#### [REQUIREMENTS]
Pictures do not belong in your copy. Repeat all the other data exactly.

#### [DATA PROVIDED]

-- BEGIN --

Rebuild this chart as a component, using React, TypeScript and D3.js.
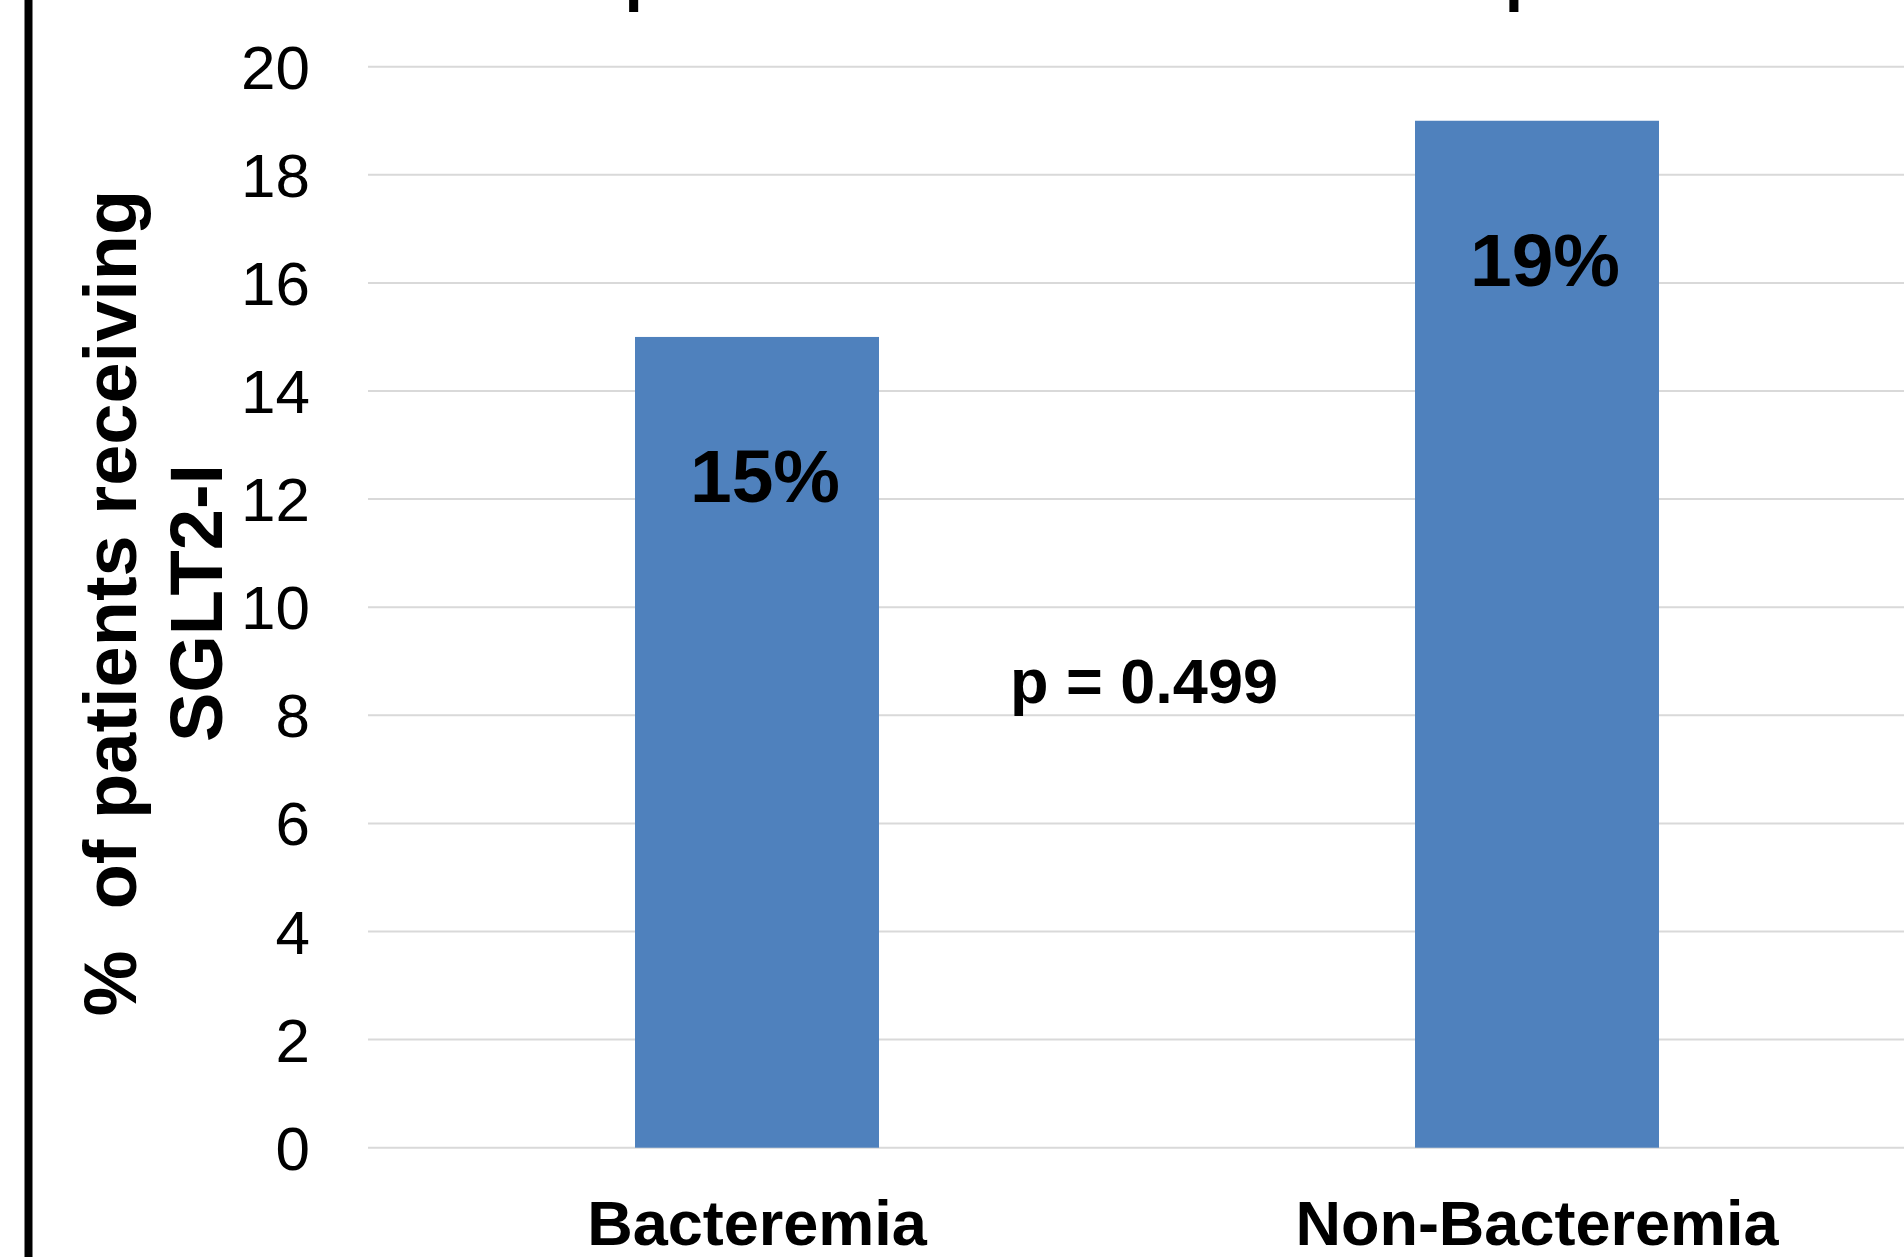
import React from 'react';
import * as d3 from 'd3';

const categories: string[] = ['Bacteremia', 'Non-Bacteremia'];
const values: number[] = [15, 19];
const valueLabels: string[] = ['15%', '19%'];
const yTicks: number[] = [0, 2, 4, 6, 8, 10, 12, 14, 16, 18, 20];
const yTitleLines: string[] = ['%  of patients receiving', 'SGLT2-I'];
const pValueText = 'p = 0.499';
const titleText = 'SGLT2-I use: patients with bacteremia vs patients without';

const W = 1904;
const H = 1257;
const FONT = "Arial, 'Liberation Sans', Helvetica, sans-serif";

export default function App() {
  const y = d3.scaleLinear().domain([0, 20]).range([1147.7, 66.7]);
  const x = d3.scaleBand<string>().domain(categories).range([367, 1927]).paddingInner(0).paddingOuter(0);
  const bw = x.bandwidth();
  const barW = bw * 0.3128;
  const gridX0 = 368;
  const mid = ((x(categories[0]) as number) + (x(categories[1]) as number) + bw) / 2;

  return (
    <svg width={W} height={H} style={{ position: 'absolute', left: 0, top: 0, background: '#fff' }} fontFamily={FONT}>
      <rect x={0} y={0} width={W} height={H} fill="#fff" />
      {/* cut-off title */}
      <text x={204} y={-2} fontSize={66} fontWeight="bold" fill="#000" style={{ whiteSpace: 'pre' }}>{titleText}</text>
      {/* slide border */}
      <line x1={28.5} x2={28.5} y1={0} y2={H} stroke="#000" strokeWidth={8} />
      {/* gridlines */}
      {yTicks.map((t) => (
        <line key={'g' + t} x1={gridX0} x2={W} y1={y(t)} y2={y(t)} stroke="#d9d9d9" strokeWidth={2} />
      ))}
      {/* tick labels */}
      {yTicks.map((t) => (
        <text key={'t' + t} x={310} y={y(t)} dy="0.355em" textAnchor="end" fontSize={62} fill="#000">{t}</text>
      ))}
      {/* bars */}
      {categories.map((c, i) => {
        const bx = (x(c) as number) + (bw - barW) / 2;
        return (
          <g key={c}>
            <rect x={bx} y={y(values[i])} width={barW} height={y(0) - y(values[i])} fill="#4F81BD" />
            <text x={bx + barW / 2 + 8} y={y(values[i]) + 165} textAnchor="middle" fontSize={75} fontWeight="bold" fill="#000">{valueLabels[i]}</text>
            <text x={(x(c) as number) + bw / 2} y={1245} textAnchor="middle" fontSize={63} fontWeight="bold" fill="#000">{c}</text>
          </g>
        );
      })}
      {/* p value */}
      <text x={mid - 3} y={703} textAnchor="middle" fontSize={63} fontWeight="bold" fill="#000" style={{ whiteSpace: 'pre' }}>{pValueText}</text>
      {/* y axis title */}
      <text transform={`translate(136,603) rotate(-90)`} textAnchor="middle" fontSize={74} fontWeight="bold" fill="#000" style={{ whiteSpace: 'pre' }}>{yTitleLines[0]}</text>
      <text transform={`translate(222,603) rotate(-90)`} textAnchor="middle" fontSize={74} fontWeight="bold" fill="#000" style={{ whiteSpace: 'pre' }}>{yTitleLines[1]}</text>
    </svg>
  );
}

-- END --

#### [FINAL RESULT]
Rebuild this chart as a component, using React, TypeScript and D3.js.
import React from 'react';
import * as d3 from 'd3';

const categories: string[] = ['Bacteremia', 'Non-Bacteremia'];
const values: number[] = [15, 19];
const valueLabels: string[] = ['15%', '19%'];
const yTicks: number[] = [0, 2, 4, 6, 8, 10, 12, 14, 16, 18, 20];
const yTitleLines: string[] = ['%  of patients receiving', 'SGLT2-I'];
const pValueText = 'p = 0.499';
const titleText = 'SGLT2-I use: patients with bacteremia vs patients without';

const W = 1904;
const H = 1257;
const FONT = "Arial, 'Liberation Sans', Helvetica, sans-serif";

export default function App() {
  const y = d3.scaleLinear().domain([0, 20]).range([1147.7, 66.7]);
  const x = d3.scaleBand<string>().domain(categories).range([367, 1927]).paddingInner(0).paddingOuter(0);
  const bw = x.bandwidth();
  const barW = bw * 0.3128;
  const gridX0 = 368;
  const mid = ((x(categories[0]) as number) + (x(categories[1]) as number) + bw) / 2;

  return (
    <svg width={W} height={H} style={{ position: 'absolute', left: 0, top: 0, background: '#fff' }} fontFamily={FONT}>
      <rect x={0} y={0} width={W} height={H} fill="#fff" />
      {/* cut-off title */}
      <text x={204} y={-2} fontSize={66} fontWeight="bold" fill="#000" style={{ whiteSpace: 'pre' }}>{titleText}</text>
      {/* slide border */}
      <line x1={28.5} x2={28.5} y1={0} y2={H} stroke="#000" strokeWidth={8} />
      {/* gridlines */}
      {yTicks.map((t) => (
        <line key={'g' + t} x1={gridX0} x2={W} y1={y(t)} y2={y(t)} stroke="#d9d9d9" strokeWidth={2} />
      ))}
      {/* tick labels */}
      {yTicks.map((t) => (
        <text key={'t' + t} x={310} y={y(t)} dy="0.355em" textAnchor="end" fontSize={62} fill="#000">{t}</text>
      ))}
      {/* bars */}
      {categories.map((c, i) => {
        const bx = (x(c) as number) + (bw - barW) / 2;
        return (
          <g key={c}>
            <rect x={bx} y={y(values[i])} width={barW} height={y(0) - y(values[i])} fill="#4F81BD" />
            <text x={bx + barW / 2 + 8} y={y(values[i]) + 165} textAnchor="middle" fontSize={75} fontWeight="bold" fill="#000">{valueLabels[i]}</text>
            <text x={(x(c) as number) + bw / 2} y={1245} textAnchor="middle" fontSize={63} fontWeight="bold" fill="#000">{c}</text>
          </g>
        );
      })}
      {/* p value */}
      <text x={mid - 3} y={703} textAnchor="middle" fontSize={63} fontWeight="bold" fill="#000" style={{ whiteSpace: 'pre' }}>{pValueText}</text>
      {/* y axis title */}
      <text transform={`translate(136,603) rotate(-90)`} textAnchor="middle" fontSize={74} fontWeight="bold" fill="#000" style={{ whiteSpace: 'pre' }}>{yTitleLines[0]}</text>
      <text transform={`translate(222,603) rotate(-90)`} textAnchor="middle" fontSize={74} fontWeight="bold" fill="#000" style={{ whiteSpace: 'pre' }}>{yTitleLines[1]}</text>
    </svg>
  );
}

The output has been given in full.